Convolutional Neural Network¶
Download codebase from GitHub: https://github.com/PharrellWANG/fdc_resnet_v3
ConvNet architectures make the explicit assumption that the inputs are images/blocks.
why resnet? 1. easier to train 2. faster to converge
Settings¶
- All the models are trained from scratch.
- Since the datasets for block size 32x32 and size 64x64 are too small, models are not trained for them. Instead, we use Bilinear Interpolation to resize the block to do the prediction for them using learned model for block size 16x16.

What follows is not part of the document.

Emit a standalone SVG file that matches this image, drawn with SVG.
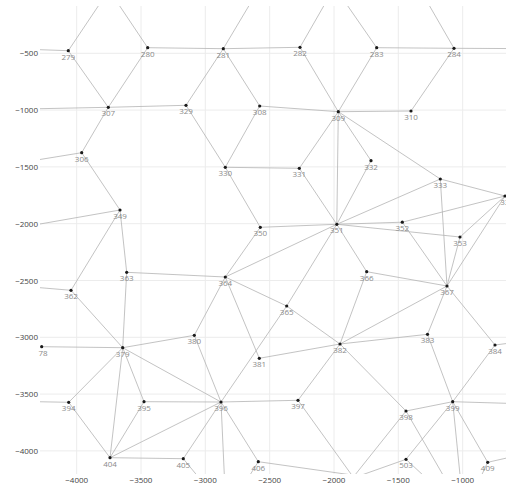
<svg xmlns="http://www.w3.org/2000/svg" width="506" height="486" viewBox="0 0 506 486">
<style>
.grid{stroke:#ececec;stroke-width:1;fill:none}
.e{stroke:#b4b4b4;stroke-width:0.8;fill:none}
.n circle{fill:#1a1a1a}
.n text{font-family:"Open Sans","Liberation Sans",sans-serif;font-size:8px;fill:#8a8a8a;text-anchor:middle}
.tk{font-family:"Open Sans","Liberation Sans",sans-serif;font-size:8px;fill:#444}
.tx{text-anchor:middle}
.ty{text-anchor:end}
</style>
<defs>
<clipPath id="plot"><rect x="40" y="6" width="466" height="468"/></clipPath>
</defs>
<rect width="506" height="486" fill="#fff"/>
<g id="grid" class="grid">
<path d="M76.7 6V474M141 6V474M205.3 6V474M269.7 6V474M334 6V474M398.3 6V474M462.7 6V474"/>
<path d="M40 53.3H506M40 110.1H506M40 166.9H506M40 223.7H506M40 280.5H506M40 337.3H506M40 394.1H506M40 450.9H506"/>
</g>
<g id="axes">
<text class="tk ty" x="38" y="56.3">−500</text>
<text class="tk ty" x="38" y="113.1">−1000</text>
<text class="tk ty" x="38" y="169.9">−1500</text>
<text class="tk ty" x="38" y="226.7">−2000</text>
<text class="tk ty" x="38" y="283.5">−2500</text>
<text class="tk ty" x="38" y="340.3">−3000</text>
<text class="tk ty" x="38" y="397.1">−3500</text>
<text class="tk ty" x="38" y="453.9">−4000</text>
<text class="tk tx" x="76.7" y="483">−4000</text>
<text class="tk tx" x="141" y="483">−3500</text>
<text class="tk tx" x="205.3" y="483">−3000</text>
<text class="tk tx" x="269.7" y="483">−2500</text>
<text class="tk tx" x="334" y="483">−2000</text>
<text class="tk tx" x="398.3" y="483">−1500</text>
<text class="tk tx" x="462.7" y="483">−1000</text>
</g>
<g id="connectors" class="e" clip-path="url(#plot)">
<path d="M68.3 50.7L108.3 107.3M147.7 47.7L108.3 107.3M147.7 47.7L223.3 48.7M223.3 48.7L300 47.3M223.3 48.7L186 105.3M223.3 48.7L259.7 106M300 47.3L338.3 111.7M376.7 47.7L454 48.3M376.7 47.7L338.3 111.7M454 48.3L411 111"/>
<path d="M108.3 107.3L186 105.3M108.3 107.3L81.7 152.7M259.7 106L338.3 111.7M338.3 111.7L411 111M186 105.3L225.3 167.3M259.7 106L225.3 167.3M299.3 168.3L338.3 111.7M338.3 111.7L371 160.7M338.3 111.7L440.3 179M338.3 111.7L336.8 224.3"/>
<path d="M225.3 167.3L299.3 168.3M225.3 167.3L260.3 227.3M299.3 168.3L336.8 224.3M371 160.7L336.8 224.3M260.3 227.3L336.8 224.3M260.3 227.3L225.3 277M336.8 224.3L225.3 277M336.8 224.3L402.3 222.2M336.8 224.3L460 237M336.8 224.3L440.3 179M336.8 224.3L286.7 306M336.8 224.3L366.7 271.7"/>
<path d="M402.3 222.2L505 196M402.3 222.2L447 286M460 237L447 286M460 237L505 196M440.3 179L505 196M440.3 179L447 286M505 196L447 286M366.7 271.7L447 286"/>
<path d="M81.7 152.7L120 210M120 210L71 290.3M120 210L126.7 272.3M126.7 272.3L225.3 277M126.7 272.3L122.7 347.7M71 290.3L122.7 347.7M225.3 277L286.7 306M225.3 277L194.3 335.3M225.3 277L259.3 358.3M286.7 306L221 402M286.7 306L340 344M366.7 271.7L340 344M447 286L340 344M447 286L427.5 334.3M447 286L495 345"/>
<path d="M41.7 346.7L122.7 347.7M122.7 347.7L194.3 335.3M122.7 347.7L221 402M122.7 347.7L68.7 402.3M122.7 347.7L144 401.7M122.7 347.7L110 457.7M68.7 402.3L110 457.7M144 401.7L110 457.7M144 401.7L221 402M110 457.7L221 402M110 457.7L183.3 458.7M183.3 458.7L221 402M258.3 461.7L221 402M194.3 335.3L221 402"/>
<path d="M259.3 358.3L340 344M221 402L298 400.3M298 400.3L340 344M340 344L406 411M340 344L427.5 334.3M427.5 334.3L452.7 401.7M495 345L452.7 401.7M406 411L452.7 401.7M452.7 401.7L406 459.3M452.7 401.7L487.7 462.3"/>
<path d="M68.3 50.7L109 -10M147.7 47.7L109 -10M223.3 48.7L258.3 -10M300 47.3L332.9 -10M376.7 47.7L336.7 -10M454 48.3L420.4 -10M68.3 50.7L0 48.3M108.3 107.3L0 109.5M81.7 152.7L0 166M120 210L0 231M71 290.3L0 284.3M68.7 402.3L0 401"/>
<path d="M454 48.3L520 48.6M495 345L520 341.8M452.7 401.7L520 403.7M487.7 462.3L520 455"/>
<path d="M221 402L225 490M183.3 458.7L209 490M258.3 461.7L240.6 490M258.3 461.7L400 481.8M298 400.3L362.5 490M406 411L343 490M406 459.3L319.4 490M406 459.3L439 490M406 411L451.7 490M452.7 401.7L461.5 490M487.7 462.3L474.6 490"/>
</g>
<g id="n279" class="n"><circle cx="68.3" cy="50.7" r="1.6"/><text x="68.3" y="59.7">279</text></g>
<g id="n280" class="n"><circle cx="147.7" cy="47.7" r="1.6"/><text x="147.7" y="56.7">280</text></g>
<g id="n281" class="n"><circle cx="223.3" cy="48.7" r="1.6"/><text x="223.3" y="57.7">281</text></g>
<g id="n282" class="n"><circle cx="300" cy="47.3" r="1.6"/><text x="300" y="56.3">282</text></g>
<g id="n283" class="n"><circle cx="376.7" cy="47.7" r="1.6"/><text x="376.7" y="56.7">283</text></g>
<g id="n284" class="n"><circle cx="454" cy="48.3" r="1.6"/><text x="454" y="57.3">284</text></g>
<g id="n307" class="n"><circle cx="108.3" cy="107.3" r="1.6"/><text x="108.3" y="116.3">307</text></g>
<g id="n329" class="n"><circle cx="186" cy="105.3" r="1.6"/><text x="186" y="114.3">329</text></g>
<g id="n308" class="n"><circle cx="259.7" cy="106" r="1.6"/><text x="259.7" y="115">308</text></g>
<g id="n309" class="n"><circle cx="338.3" cy="111.7" r="1.6"/><text x="338.3" y="120.7">309</text></g>
<g id="n310" class="n"><circle cx="411" cy="111" r="1.6"/><text x="411" y="120">310</text></g>
<g id="n306" class="n"><circle cx="81.7" cy="152.7" r="1.6"/><text x="81.7" y="161.7">306</text></g>
<g id="n330" class="n"><circle cx="225.3" cy="167.3" r="1.6"/><text x="225.3" y="176.3">330</text></g>
<g id="n331" class="n"><circle cx="299.3" cy="168.3" r="1.6"/><text x="299.3" y="177.3">331</text></g>
<g id="n332" class="n"><circle cx="371" cy="160.7" r="1.6"/><text x="371" y="169.7">332</text></g>
<g id="n333" class="n"><circle cx="440.3" cy="179" r="1.6"/><text x="440.3" y="188">333</text></g>
<g id="n334" class="n"><circle cx="505" cy="196" r="1.6"/><text x="507" y="205">334</text></g>
<g id="n349" class="n"><circle cx="120" cy="210" r="1.6"/><text x="120" y="219">349</text></g>
<g id="n350" class="n"><circle cx="260.3" cy="227.3" r="1.6"/><text x="260.3" y="236.3">350</text></g>
<g id="n351" class="n"><circle cx="336.8" cy="224.3" r="1.6"/><text x="336.8" y="233.3">351</text></g>
<g id="n352" class="n"><circle cx="402.3" cy="222.2" r="1.6"/><text x="402.3" y="231.2">352</text></g>
<g id="n353" class="n"><circle cx="460" cy="237" r="1.6"/><text x="460" y="246">353</text></g>
<g id="n363" class="n"><circle cx="126.7" cy="272.3" r="1.6"/><text x="126.7" y="281.3">363</text></g>
<g id="n364" class="n"><circle cx="225.3" cy="277" r="1.6"/><text x="225.3" y="286">364</text></g>
<g id="n366" class="n"><circle cx="366.7" cy="271.7" r="1.6"/><text x="366.7" y="280.7">366</text></g>
<g id="n367" class="n"><circle cx="447" cy="286" r="1.6"/><text x="447" y="295">367</text></g>
<g id="n362" class="n"><circle cx="71" cy="290.3" r="1.6"/><text x="71" y="299.3">362</text></g>
<g id="n365" class="n"><circle cx="286.7" cy="306" r="1.6"/><text x="286.7" y="315">365</text></g>
<g id="n78" class="n"><circle cx="41.7" cy="346.7" r="1.6"/><text x="43" y="355.7">78</text></g>
<g id="n379" class="n"><circle cx="122.7" cy="347.7" r="1.6"/><text x="122.7" y="356.7">379</text></g>
<g id="n380" class="n"><circle cx="194.3" cy="335.3" r="1.6"/><text x="194.3" y="344.3">380</text></g>
<g id="n381" class="n"><circle cx="259.3" cy="358.3" r="1.6"/><text x="259.3" y="367.3">381</text></g>
<g id="n382" class="n"><circle cx="340" cy="344" r="1.6"/><text x="340" y="353">382</text></g>
<g id="n383" class="n"><circle cx="427.5" cy="334.3" r="1.6"/><text x="427.5" y="343.3">383</text></g>
<g id="n384" class="n"><circle cx="495" cy="345" r="1.6"/><text x="495" y="354">384</text></g>
<g id="n394" class="n"><circle cx="68.7" cy="402.3" r="1.6"/><text x="68.7" y="411.3">394</text></g>
<g id="n395" class="n"><circle cx="144" cy="401.7" r="1.6"/><text x="144" y="410.7">395</text></g>
<g id="n396" class="n"><circle cx="221" cy="402" r="1.6"/><text x="221" y="411">396</text></g>
<g id="n397" class="n"><circle cx="298" cy="400.3" r="1.6"/><text x="298" y="409.3">397</text></g>
<g id="n398" class="n"><circle cx="406" cy="411" r="1.6"/><text x="406" y="420">398</text></g>
<g id="n399" class="n"><circle cx="452.7" cy="401.7" r="1.6"/><text x="452.7" y="410.7">399</text></g>
<g id="n404" class="n"><circle cx="110" cy="457.7" r="1.6"/><text x="110" y="466.7">404</text></g>
<g id="n405" class="n"><circle cx="183.3" cy="458.7" r="1.6"/><text x="183.3" y="467.7">405</text></g>
<g id="n406" class="n"><circle cx="258.3" cy="461.7" r="1.6"/><text x="258.3" y="470.7">406</text></g>
<g id="n503" class="n"><circle cx="406" cy="459.3" r="1.6"/><text x="406" y="468.3">503</text></g>
<g id="n409" class="n"><circle cx="487.7" cy="462.3" r="1.6"/><text x="487.7" y="471.3">409</text></g>
</svg>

- No padding/cropping/flipping applied. No data augmentation applied. The orignal data is distorted enough by nature. See Data Visualization section to get a taste.
- Momentum optimizer 0.9.
- Learning rate schedule: 0.01 (<20k), 0.001 (<40k), 0.0001 (<60k), 0.00001 (else).
- Weight decay rate: 0.0002.
- Batch size 128.
- Filters [16, 16, 32, 64], residual units for last three layers: 5
Note
- Block size 4x4 is for PU, while the smallest size of CU is 8x8.
- From below training results, our model is not so applicable to blocks of size 4x4.
- DMM is not applied for size 64x64.
Our deep learning strategy is targeted to CU from size 8x8 to size 64x64, both texture and depth.
Training for blocks of size 4x4¶
Training for blocks of size 8x8¶
Results¶
The model indeed can learn something for size 8x8. Top 16 is fine, which can reduce the angular modes by half.
Training for blocks of size 16x16¶
Results¶
The model indeed can learn something for size 16x16. Top 16 is fine, which can reduce the angular modes by half.
Training for blocks of size 32x32¶
Dataset obtained after pre-processing is too small for using deep learning to train a model. We use Bilinear Interpolation to resize the block to employ model trained for size 16x16.
Training for blocks of size 64x64¶
Dataset obtained after pre-processing is too small for using deep learning to train a model. We use Bilinear Interpolation to resize the block to employ model trained for size 16x16.